_DIRECTION_:
From the records below, print only the part that opens with the line containing "Write a Python" and closes with the line containing "from matplotlib.patches import"; omit the pictures.
--- INFORMATION SUPPLIED ---
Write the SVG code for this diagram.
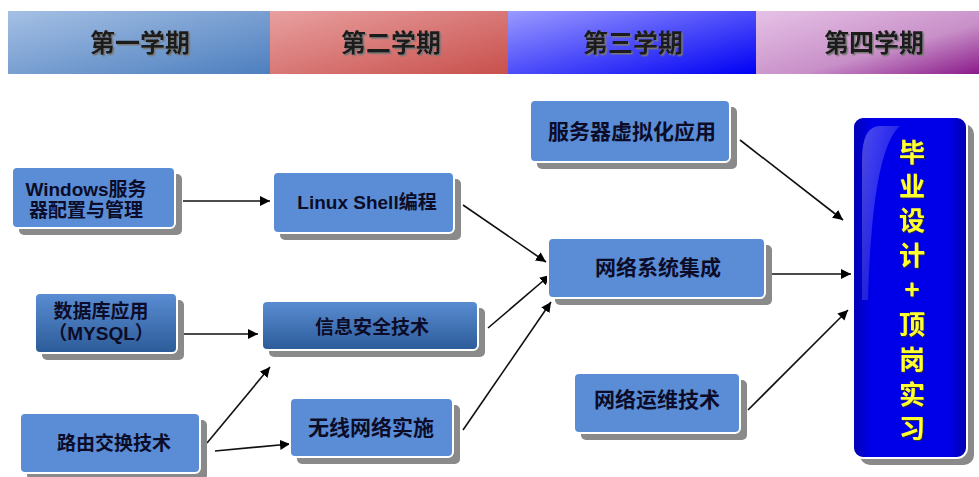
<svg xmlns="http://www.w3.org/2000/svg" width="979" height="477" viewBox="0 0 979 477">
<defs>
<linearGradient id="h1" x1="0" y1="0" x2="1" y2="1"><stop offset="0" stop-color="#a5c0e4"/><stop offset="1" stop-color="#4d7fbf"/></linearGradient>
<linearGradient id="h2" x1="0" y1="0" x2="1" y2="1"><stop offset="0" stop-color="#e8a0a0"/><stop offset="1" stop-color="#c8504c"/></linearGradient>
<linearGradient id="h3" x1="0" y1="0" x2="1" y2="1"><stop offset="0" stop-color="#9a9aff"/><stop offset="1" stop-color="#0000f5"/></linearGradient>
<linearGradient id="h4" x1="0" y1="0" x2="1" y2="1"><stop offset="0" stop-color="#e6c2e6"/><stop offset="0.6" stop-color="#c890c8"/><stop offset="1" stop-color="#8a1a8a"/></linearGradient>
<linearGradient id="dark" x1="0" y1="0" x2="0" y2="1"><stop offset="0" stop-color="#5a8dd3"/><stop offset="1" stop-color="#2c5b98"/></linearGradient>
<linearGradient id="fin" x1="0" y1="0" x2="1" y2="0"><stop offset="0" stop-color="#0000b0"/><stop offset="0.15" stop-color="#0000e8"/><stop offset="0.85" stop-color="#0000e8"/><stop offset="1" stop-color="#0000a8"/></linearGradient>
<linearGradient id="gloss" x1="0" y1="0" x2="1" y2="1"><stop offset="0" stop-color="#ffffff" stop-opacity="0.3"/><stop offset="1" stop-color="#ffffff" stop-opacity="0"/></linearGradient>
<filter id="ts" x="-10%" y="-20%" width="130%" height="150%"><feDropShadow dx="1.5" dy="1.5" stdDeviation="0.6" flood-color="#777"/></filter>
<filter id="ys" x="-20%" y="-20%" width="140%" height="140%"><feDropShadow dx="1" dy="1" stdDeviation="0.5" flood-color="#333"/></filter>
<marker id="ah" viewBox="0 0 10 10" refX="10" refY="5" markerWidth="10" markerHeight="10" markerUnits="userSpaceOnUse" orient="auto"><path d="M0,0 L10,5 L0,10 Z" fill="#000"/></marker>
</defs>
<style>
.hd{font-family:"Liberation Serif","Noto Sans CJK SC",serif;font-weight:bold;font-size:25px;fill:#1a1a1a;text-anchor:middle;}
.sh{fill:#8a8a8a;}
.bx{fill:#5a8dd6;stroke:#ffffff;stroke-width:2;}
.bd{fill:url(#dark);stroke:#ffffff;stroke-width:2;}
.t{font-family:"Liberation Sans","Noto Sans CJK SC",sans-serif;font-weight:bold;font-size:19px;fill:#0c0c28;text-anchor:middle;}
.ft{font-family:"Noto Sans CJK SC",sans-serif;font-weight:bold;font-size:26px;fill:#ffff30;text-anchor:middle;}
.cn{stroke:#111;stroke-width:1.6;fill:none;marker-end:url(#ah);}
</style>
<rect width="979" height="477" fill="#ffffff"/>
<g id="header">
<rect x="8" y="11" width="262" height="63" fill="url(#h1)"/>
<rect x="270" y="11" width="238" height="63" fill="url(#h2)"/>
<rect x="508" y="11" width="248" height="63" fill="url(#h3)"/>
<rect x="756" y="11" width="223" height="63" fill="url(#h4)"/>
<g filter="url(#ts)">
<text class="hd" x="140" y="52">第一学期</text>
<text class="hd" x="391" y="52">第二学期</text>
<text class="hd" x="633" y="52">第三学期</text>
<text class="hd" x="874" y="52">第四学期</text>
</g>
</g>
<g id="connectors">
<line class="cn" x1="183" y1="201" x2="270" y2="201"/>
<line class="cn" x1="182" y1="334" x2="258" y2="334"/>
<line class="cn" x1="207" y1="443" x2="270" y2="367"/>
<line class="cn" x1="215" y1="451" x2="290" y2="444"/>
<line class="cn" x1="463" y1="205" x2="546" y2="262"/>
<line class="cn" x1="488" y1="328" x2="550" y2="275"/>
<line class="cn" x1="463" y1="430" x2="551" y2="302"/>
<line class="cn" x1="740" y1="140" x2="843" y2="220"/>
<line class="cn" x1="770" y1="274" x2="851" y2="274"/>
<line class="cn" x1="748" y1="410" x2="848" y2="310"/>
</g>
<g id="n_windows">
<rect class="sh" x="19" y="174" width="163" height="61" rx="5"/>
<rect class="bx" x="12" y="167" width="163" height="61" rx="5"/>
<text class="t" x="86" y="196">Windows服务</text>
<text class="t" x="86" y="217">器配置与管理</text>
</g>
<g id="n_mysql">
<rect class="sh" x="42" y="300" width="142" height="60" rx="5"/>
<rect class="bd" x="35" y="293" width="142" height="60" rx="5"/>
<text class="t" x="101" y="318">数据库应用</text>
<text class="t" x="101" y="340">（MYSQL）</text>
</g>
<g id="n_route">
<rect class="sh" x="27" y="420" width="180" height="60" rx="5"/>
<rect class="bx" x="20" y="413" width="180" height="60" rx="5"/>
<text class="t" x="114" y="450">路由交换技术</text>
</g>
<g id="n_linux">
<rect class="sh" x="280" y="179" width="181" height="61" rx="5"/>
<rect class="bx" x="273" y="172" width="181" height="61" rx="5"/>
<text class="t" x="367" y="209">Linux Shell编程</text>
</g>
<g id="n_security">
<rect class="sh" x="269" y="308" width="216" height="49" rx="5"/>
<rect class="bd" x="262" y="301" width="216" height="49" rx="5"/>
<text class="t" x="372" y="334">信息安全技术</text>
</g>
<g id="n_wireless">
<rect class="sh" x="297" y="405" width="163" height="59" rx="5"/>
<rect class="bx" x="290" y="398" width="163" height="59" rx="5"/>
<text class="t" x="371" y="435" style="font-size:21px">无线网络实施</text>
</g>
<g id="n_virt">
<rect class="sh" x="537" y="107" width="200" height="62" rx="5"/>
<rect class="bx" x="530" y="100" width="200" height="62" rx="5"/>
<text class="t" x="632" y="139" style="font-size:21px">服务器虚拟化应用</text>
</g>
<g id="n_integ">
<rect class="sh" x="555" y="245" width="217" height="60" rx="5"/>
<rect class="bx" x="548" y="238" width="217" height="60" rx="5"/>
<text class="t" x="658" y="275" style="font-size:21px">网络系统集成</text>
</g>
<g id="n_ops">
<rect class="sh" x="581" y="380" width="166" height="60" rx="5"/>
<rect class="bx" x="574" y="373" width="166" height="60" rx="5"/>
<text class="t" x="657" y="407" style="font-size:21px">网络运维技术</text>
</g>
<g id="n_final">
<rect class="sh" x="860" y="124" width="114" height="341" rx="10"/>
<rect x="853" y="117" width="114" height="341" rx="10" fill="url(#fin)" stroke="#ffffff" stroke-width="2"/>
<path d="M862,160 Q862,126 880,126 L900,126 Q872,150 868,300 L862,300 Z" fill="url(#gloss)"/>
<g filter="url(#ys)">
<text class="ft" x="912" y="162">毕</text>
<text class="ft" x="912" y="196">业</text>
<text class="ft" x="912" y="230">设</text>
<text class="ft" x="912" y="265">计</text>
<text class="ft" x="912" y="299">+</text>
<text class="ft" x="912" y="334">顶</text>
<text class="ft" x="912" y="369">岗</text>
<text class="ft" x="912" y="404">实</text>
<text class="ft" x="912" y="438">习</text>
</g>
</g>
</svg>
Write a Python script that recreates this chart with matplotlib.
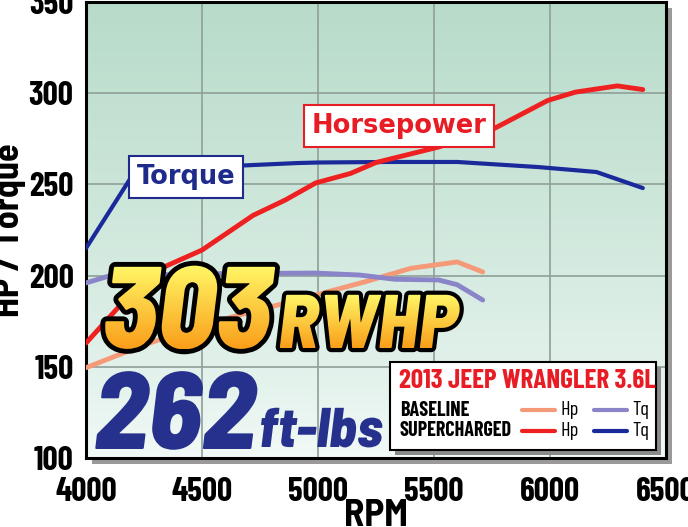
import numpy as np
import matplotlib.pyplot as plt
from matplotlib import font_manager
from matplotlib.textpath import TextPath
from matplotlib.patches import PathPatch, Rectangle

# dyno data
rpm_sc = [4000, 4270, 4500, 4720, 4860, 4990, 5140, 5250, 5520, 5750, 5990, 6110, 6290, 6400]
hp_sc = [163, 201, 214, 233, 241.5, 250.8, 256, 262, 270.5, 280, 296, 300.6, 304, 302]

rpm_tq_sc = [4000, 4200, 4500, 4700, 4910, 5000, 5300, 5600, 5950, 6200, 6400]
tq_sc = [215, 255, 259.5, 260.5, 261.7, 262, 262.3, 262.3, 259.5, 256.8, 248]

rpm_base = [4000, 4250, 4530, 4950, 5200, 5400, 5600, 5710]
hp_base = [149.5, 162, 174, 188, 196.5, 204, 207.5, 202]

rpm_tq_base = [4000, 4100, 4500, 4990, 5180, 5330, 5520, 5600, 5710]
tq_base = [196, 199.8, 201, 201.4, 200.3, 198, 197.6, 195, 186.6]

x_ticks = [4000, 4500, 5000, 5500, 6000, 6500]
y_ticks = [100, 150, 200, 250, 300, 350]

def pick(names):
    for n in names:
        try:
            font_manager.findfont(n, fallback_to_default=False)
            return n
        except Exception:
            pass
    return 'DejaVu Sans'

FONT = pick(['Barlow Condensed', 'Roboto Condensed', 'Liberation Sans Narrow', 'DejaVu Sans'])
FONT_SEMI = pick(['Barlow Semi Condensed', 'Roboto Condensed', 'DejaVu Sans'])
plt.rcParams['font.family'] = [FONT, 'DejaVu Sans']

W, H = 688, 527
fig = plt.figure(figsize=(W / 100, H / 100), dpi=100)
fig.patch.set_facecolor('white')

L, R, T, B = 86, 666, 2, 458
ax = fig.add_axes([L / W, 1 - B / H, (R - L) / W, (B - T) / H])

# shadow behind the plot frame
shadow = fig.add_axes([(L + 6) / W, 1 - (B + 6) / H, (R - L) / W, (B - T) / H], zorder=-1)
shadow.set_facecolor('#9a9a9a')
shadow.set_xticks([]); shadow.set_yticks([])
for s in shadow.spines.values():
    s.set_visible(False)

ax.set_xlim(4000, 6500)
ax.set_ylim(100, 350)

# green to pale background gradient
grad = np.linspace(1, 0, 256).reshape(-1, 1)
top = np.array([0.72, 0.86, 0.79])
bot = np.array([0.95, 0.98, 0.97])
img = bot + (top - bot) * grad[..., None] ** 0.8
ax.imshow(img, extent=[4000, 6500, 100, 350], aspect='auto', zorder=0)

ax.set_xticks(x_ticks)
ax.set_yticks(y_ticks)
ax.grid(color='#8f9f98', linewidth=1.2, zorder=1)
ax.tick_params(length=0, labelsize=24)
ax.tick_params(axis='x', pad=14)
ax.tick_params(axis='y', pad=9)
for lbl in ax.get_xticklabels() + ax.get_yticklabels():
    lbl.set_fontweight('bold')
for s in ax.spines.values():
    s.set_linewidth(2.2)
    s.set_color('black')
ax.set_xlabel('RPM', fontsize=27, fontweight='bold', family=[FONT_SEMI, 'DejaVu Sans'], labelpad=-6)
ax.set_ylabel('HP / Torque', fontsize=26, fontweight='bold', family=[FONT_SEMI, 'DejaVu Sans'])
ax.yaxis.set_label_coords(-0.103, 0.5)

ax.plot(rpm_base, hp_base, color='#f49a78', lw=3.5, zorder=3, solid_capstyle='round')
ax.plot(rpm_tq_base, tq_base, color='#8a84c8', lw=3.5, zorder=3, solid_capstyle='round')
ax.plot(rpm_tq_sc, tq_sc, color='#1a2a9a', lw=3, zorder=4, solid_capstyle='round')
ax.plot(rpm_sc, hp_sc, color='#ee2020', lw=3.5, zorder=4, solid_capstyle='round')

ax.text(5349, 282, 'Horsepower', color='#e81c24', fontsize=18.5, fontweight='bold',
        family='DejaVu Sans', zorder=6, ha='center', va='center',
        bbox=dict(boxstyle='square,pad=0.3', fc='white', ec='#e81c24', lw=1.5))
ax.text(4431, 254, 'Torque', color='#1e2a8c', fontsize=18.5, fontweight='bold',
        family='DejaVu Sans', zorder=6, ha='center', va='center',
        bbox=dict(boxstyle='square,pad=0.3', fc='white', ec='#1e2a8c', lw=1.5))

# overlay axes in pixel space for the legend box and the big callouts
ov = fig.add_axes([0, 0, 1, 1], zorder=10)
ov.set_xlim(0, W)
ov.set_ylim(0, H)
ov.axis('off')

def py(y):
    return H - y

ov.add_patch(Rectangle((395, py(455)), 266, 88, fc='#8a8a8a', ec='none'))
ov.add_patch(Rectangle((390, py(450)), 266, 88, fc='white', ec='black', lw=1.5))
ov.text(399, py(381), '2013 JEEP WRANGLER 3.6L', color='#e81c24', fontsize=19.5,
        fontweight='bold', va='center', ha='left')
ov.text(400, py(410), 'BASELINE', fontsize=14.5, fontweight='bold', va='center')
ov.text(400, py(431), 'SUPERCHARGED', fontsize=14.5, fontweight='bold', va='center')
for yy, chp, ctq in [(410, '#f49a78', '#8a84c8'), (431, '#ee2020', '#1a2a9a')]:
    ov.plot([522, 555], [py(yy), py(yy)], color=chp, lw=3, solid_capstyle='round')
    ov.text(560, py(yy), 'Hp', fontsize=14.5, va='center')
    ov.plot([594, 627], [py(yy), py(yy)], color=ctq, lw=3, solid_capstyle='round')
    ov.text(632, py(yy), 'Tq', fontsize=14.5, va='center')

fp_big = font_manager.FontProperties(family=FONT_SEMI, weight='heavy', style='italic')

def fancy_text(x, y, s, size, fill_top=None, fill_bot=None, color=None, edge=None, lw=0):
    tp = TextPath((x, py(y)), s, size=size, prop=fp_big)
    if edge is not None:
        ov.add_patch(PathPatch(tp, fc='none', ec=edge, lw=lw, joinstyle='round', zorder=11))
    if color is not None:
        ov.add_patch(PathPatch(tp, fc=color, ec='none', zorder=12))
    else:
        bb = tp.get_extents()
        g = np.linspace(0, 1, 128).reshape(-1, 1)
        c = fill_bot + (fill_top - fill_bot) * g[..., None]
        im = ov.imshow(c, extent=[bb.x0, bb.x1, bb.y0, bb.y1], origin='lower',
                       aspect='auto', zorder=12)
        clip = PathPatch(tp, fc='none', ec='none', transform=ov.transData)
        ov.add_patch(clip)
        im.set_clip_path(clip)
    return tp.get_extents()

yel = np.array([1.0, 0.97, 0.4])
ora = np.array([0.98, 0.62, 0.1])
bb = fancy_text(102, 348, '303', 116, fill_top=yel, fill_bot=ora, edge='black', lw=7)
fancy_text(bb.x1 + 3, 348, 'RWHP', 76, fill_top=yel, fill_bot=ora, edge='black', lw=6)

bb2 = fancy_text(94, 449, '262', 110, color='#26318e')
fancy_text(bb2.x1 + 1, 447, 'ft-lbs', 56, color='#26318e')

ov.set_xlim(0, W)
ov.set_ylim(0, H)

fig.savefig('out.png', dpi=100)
---
_RESPONSE TO THE TASK_:
Write a Python script that recreates this chart with matplotlib.
import numpy as np
import matplotlib.pyplot as plt
from matplotlib import font_manager
from matplotlib.textpath import TextPath
from matplotlib.patches import PathPatch, Rectangle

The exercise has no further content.